Based on Stephen’s knowledge and enthusiasm, I think his company would be a natural fit for any Melbourne not for profit wanting a social media campaign with integrity.
Sunday, August 7, 2011
Effective word of mouth marketing needs topics, talkers, tools, time and tracking. But perhaps the critical start point is your topic.
Want word of mouth to work for you? Then give people something to talk about.
A complex or boring message rarely works so when you step out in public your topics must spark interest and cause conversations. And that only comes about because they are new, different or useful to your audience.
Your messages must be simple and uncluttered otherwise people beyond your organisation will not understand them and struggle to tell others when they connect with them over the phone, on-line or face to face.
True, your first topic could be about what your organisation does. But you need to build on this with new, relevant and engaging conversations that are reflect the value your organisation brings.

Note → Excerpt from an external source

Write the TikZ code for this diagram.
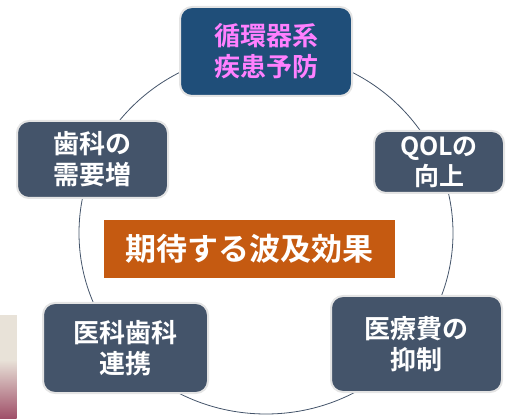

People will not share stale or repetitive content so your marketing imperative is to continually refresh, reinvent and represent your information.
Stories make great topics. While most of us have little time to be marketed to, we will make time to hear a story. These could be stories about achievements, who you helped or better still those generated by supporters willing to craft and pass on their personal testaments to others (user generated content.)
A great word of mouth campaign requires simple topics people can relate to and willingly share. And generally these have one of two key ingredients humans respond to: humour and emotion.